* Begin Given data *

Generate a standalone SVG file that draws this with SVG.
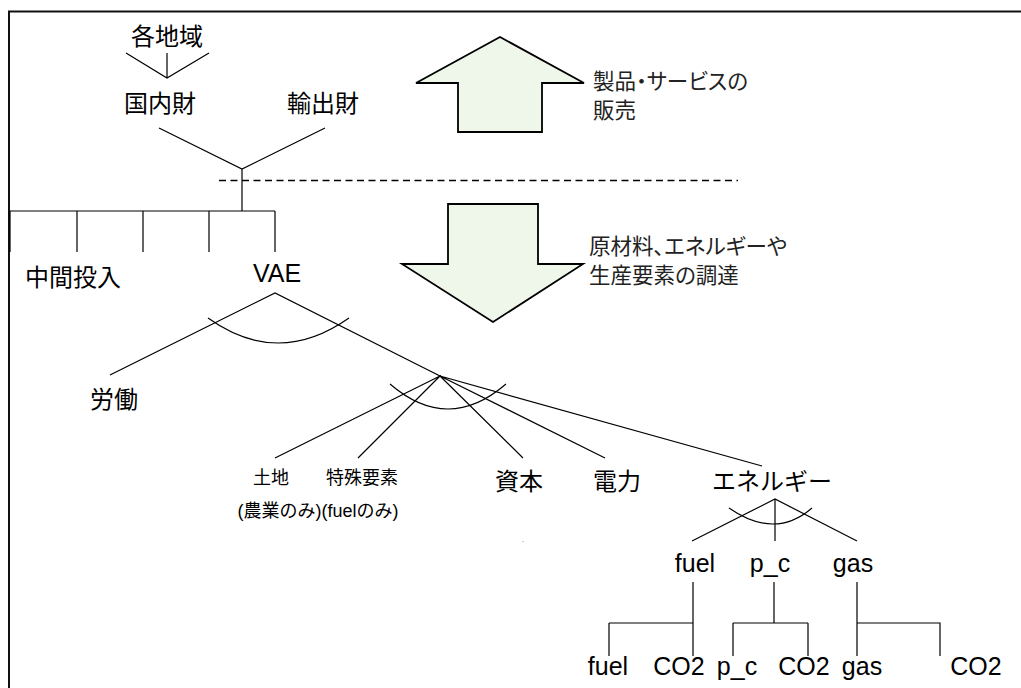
<svg xmlns="http://www.w3.org/2000/svg" width="1021" height="688" viewBox="0 0 1021 688">
<style>
.ln{stroke:#000;stroke-width:1.2;fill:none}
.arr{fill:#eff7eb;stroke:#000;stroke-width:1.8}
.jp{font-family:"Liberation Sans","Noto Sans CJK JP",sans-serif;font-size:24px;fill:#000;text-anchor:middle;dominant-baseline:central}
.sm{font-size:18px}
.lat{font-family:"Liberation Sans","Noto Sans CJK JP",sans-serif;font-size:25px;fill:#000;text-anchor:middle}
.note{font-family:"Noto Sans CJK JP",sans-serif;font-size:21.5px;fill:#222;dominant-baseline:central;font-feature-settings:"palt"}
</style>
<rect width="1021" height="688" fill="#fff"/>
<path d="M9,688 V11.5 H1021" fill="none" stroke="#111" stroke-width="2"/>

<g id="connectors">
  <path class="ln" d="M126,53 L167,78 L209,53 M167,53 V78"/>
  <path class="ln" d="M159,128 L242,169 L325,128 M242,169 V211"/>
  <path d="M219,180.5 H738" stroke="#000" stroke-width="1.5" stroke-dasharray="7,4.5" fill="none"/>
  <path class="ln" d="M10,211 H275 M10,211 V252 M77,211 V252 M143,211 V252 M209,211 V252 M275,211 V252"/>
  <path class="ln" d="M110,375 L275,293 L440,376"/>
  <path class="ln" d="M208,318 Q278,368 349,318"/>
  <path class="ln" d="M275,458 L440,376 M358,458 L440,376 M523,458 L440,376 M605,458 L440,376 M762,466 L440,376"/>
  <path class="ln" d="M390,384 Q448,434 506,384"/>
  <path class="ln" d="M692,541 L775,499 L857,541 M775,499 V541"/>
  <path class="ln" d="M729,508 Q775,540 812,508"/>
  <path class="ln" d="M693,582 V656 M609,623 H693 M609,623 V656"/>
  <path class="ln" d="M774,582 V623 M733,623 H808 M733,623 V656 M808,623 V656"/>
  <path class="ln" d="M857,582 V656 M857,623 H940 V656"/>
</g>

<g id="arrow-up"><polygon class="arr" points="500,37 584,83 542,83 542,132 458,132 458,83 416,83"/></g>
<g id="arrow-down"><polygon class="arr" points="448,204 538,204 538,264 583,264 493,322 402,264 448,264"/></g>

<g id="label-sales">
  <text class="note" x="593" y="79">製品・サービスの</text>
  <text class="note" x="593" y="108">販売</text>
</g>
<g id="label-procure">
  <text class="note" x="589" y="244">原材料、エネルギーや</text>
  <text class="note" x="589" y="273">生産要素の調達</text>
</g>

<g id="n-regions"><text class="jp" x="167" y="36">各地域</text></g>
<g id="n-domestic"><text class="jp" x="160" y="103">国内財</text></g>
<g id="n-export"><text class="jp" x="323" y="103">輸出財</text></g>
<g id="n-intermediate"><text class="jp" x="73" y="277">中間投入</text></g>
<g id="n-vae"><text class="lat" x="277" y="282">VAE</text></g>
<g id="n-labor"><text class="jp" x="114" y="399">労働</text></g>
<g id="n-land"><text class="jp sm" x="271" y="478">土地</text></g>
<g id="n-special"><text class="jp sm" x="362" y="478">特殊要素</text></g>
<g id="n-note"><text class="jp sm" x="318" y="511">(農業のみ)(fuelのみ)</text></g>
<g id="n-capital"><text class="jp" x="519" y="481">資本</text></g>
<g id="n-electricity"><text class="jp" x="617" y="481">電力</text></g>
<g id="n-energy"><text class="jp" x="772" y="481">エネルギー</text></g>
<g id="n-fuel"><text class="lat" x="695" y="572">fuel</text></g>
<g id="n-pc"><text class="lat" x="770" y="572">p_c</text></g>
<g id="n-gas"><text class="lat" x="853" y="572">gas</text></g>
<g id="n-fuel2"><text class="lat" x="608" y="675">fuel</text></g>
<g id="n-co2a"><text class="lat" x="679" y="675">CO2</text></g>
<g id="n-pc2"><text class="lat" x="737" y="675">p_c</text></g>
<g id="n-co2b"><text class="lat" x="804" y="675">CO2</text></g>
<g id="n-gas2"><text class="lat" x="862" y="675">gas</text></g>
<g id="n-co2c"><text class="lat" x="976" y="675">CO2</text></g>
<rect x="522.5" y="541" width="1" height="1" fill="#999"/>
</svg>
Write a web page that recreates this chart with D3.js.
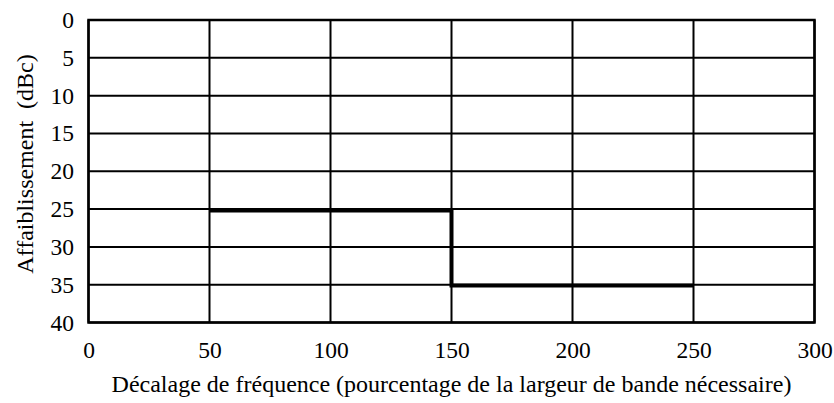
<!DOCTYPE html>
<html>
<head>
<meta charset="utf-8">
<script src="https://cdn.jsdelivr.net/npm/d3@7"></script>
<style>
  html, body { margin: 0; padding: 0; background: #fff; }
  svg { display: block; }
  text { font-family: "Liberation Serif", "Times New Roman", serif; fill: #000; white-space: pre; }
</style>
</head>
<body>
<svg id="chart" width="834" height="403"></svg>
<script>
// Mask: attenuation (dBc) versus frequency offset (% of necessary bandwidth)
const xTicks = [0, 50, 100, 150, 200, 250, 300];
const yTicks = [0, 5, 10, 15, 20, 25, 30, 35, 40];
const maskOffsets = [50, 150, 150, 250];
const maskAttenuation = [25.2, 25.2, 35.1, 35.1];
const xTitle = "Décalage de fréquence (pourcentage de la largeur de bande nécessaire)";
const yTitle = "Affaiblissement  (dBc)";

const svg = d3.select("#chart");
const W = 834, H = 403;
const margin = { left: 88.5, right: W - 814.5, top: 20, bottom: H - 322.5 };

const x = d3.scaleLinear().domain([0, 300]).range([margin.left, W - margin.right]);
const y = d3.scaleLinear().domain([0, 40]).range([margin.top, H - margin.bottom]);

// Grid lines
const grid = svg.append("g").attr("stroke", "#000").attr("stroke-width", 2);
grid.selectAll(".vg").data(xTicks).join("line")
  .attr("x1", d => x(d)).attr("x2", d => x(d))
  .attr("y1", y(0)).attr("y2", y(40));
grid.selectAll(".hg").data(yTicks).join("line")
  .attr("x1", x(0)).attr("x2", x(300))
  .attr("y1", d => y(d)).attr("y2", d => y(d));

// Frame
svg.append("rect")
  .attr("x", x(0)).attr("y", y(0))
  .attr("width", x(300) - x(0)).attr("height", y(40) - y(0))
  .attr("fill", "none").attr("stroke", "#000").attr("stroke-width", 2.5);

// Axes (labels only)
const xAxis = d3.axisBottom(x).tickValues(xTicks).tickSize(0).tickPadding(19);
svg.append("g").attr("transform", `translate(0,${y(40)})`).call(xAxis)
  .call(g => g.select(".domain").remove())
  .selectAll("text").attr("font-size", 23.5).attr("font-family", "Liberation Serif");

const yAxis = d3.axisLeft(y).tickValues(yTicks).tickSize(0).tickPadding(14.5);
svg.append("g").attr("transform", `translate(${x(0)},0)`).call(yAxis)
  .call(g => g.select(".domain").remove())
  .selectAll("text").attr("font-size", 23.5).attr("font-family", "Liberation Serif");

// Mask line
const pts = maskOffsets.map((d, i) => [d, maskAttenuation[i]]);
svg.append("path")
  .datum(pts)
  .attr("d", d3.line().x(d => x(d[0])).y(d => y(d[1])))
  .attr("fill", "none").attr("stroke", "#000").attr("stroke-width", 4)
  .attr("stroke-linejoin", "miter");

// Axis titles
svg.append("text")
  .attr("x", (x(0) + x(300)) / 2).attr("y", 392)
  .attr("text-anchor", "middle").attr("font-size", 24)
  .text(xTitle);

svg.append("text")
  .attr("transform", `translate(33,164) rotate(-90)`)
  .attr("text-anchor", "middle").attr("font-size", 24)
  .text(yTitle);
</script>
</body>
</html>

* End Given data *

### Exercise aim
Return only the lines running from the start of the entries above to the line that contains "538,204 538,264 583,264", inclusive, and omit every picture.

### Solution below
Generate a standalone SVG file that draws this with SVG.
<svg xmlns="http://www.w3.org/2000/svg" width="1021" height="688" viewBox="0 0 1021 688">
<style>
.ln{stroke:#000;stroke-width:1.2;fill:none}
.arr{fill:#eff7eb;stroke:#000;stroke-width:1.8}
.jp{font-family:"Liberation Sans","Noto Sans CJK JP",sans-serif;font-size:24px;fill:#000;text-anchor:middle;dominant-baseline:central}
.sm{font-size:18px}
.lat{font-family:"Liberation Sans","Noto Sans CJK JP",sans-serif;font-size:25px;fill:#000;text-anchor:middle}
.note{font-family:"Noto Sans CJK JP",sans-serif;font-size:21.5px;fill:#222;dominant-baseline:central;font-feature-settings:"palt"}
</style>
<rect width="1021" height="688" fill="#fff"/>
<path d="M9,688 V11.5 H1021" fill="none" stroke="#111" stroke-width="2"/>

<g id="connectors">
  <path class="ln" d="M126,53 L167,78 L209,53 M167,53 V78"/>
  <path class="ln" d="M159,128 L242,169 L325,128 M242,169 V211"/>
  <path d="M219,180.5 H738" stroke="#000" stroke-width="1.5" stroke-dasharray="7,4.5" fill="none"/>
  <path class="ln" d="M10,211 H275 M10,211 V252 M77,211 V252 M143,211 V252 M209,211 V252 M275,211 V252"/>
  <path class="ln" d="M110,375 L275,293 L440,376"/>
  <path class="ln" d="M208,318 Q278,368 349,318"/>
  <path class="ln" d="M275,458 L440,376 M358,458 L440,376 M523,458 L440,376 M605,458 L440,376 M762,466 L440,376"/>
  <path class="ln" d="M390,384 Q448,434 506,384"/>
  <path class="ln" d="M692,541 L775,499 L857,541 M775,499 V541"/>
  <path class="ln" d="M729,508 Q775,540 812,508"/>
  <path class="ln" d="M693,582 V656 M609,623 H693 M609,623 V656"/>
  <path class="ln" d="M774,582 V623 M733,623 H808 M733,623 V656 M808,623 V656"/>
  <path class="ln" d="M857,582 V656 M857,623 H940 V656"/>
</g>

<g id="arrow-up"><polygon class="arr" points="500,37 584,83 542,83 542,132 458,132 458,83 416,83"/></g>
<g id="arrow-down"><polygon class="arr" points="448,204 538,204 538,264 583,264 493,322 402,264 448,264"/></g>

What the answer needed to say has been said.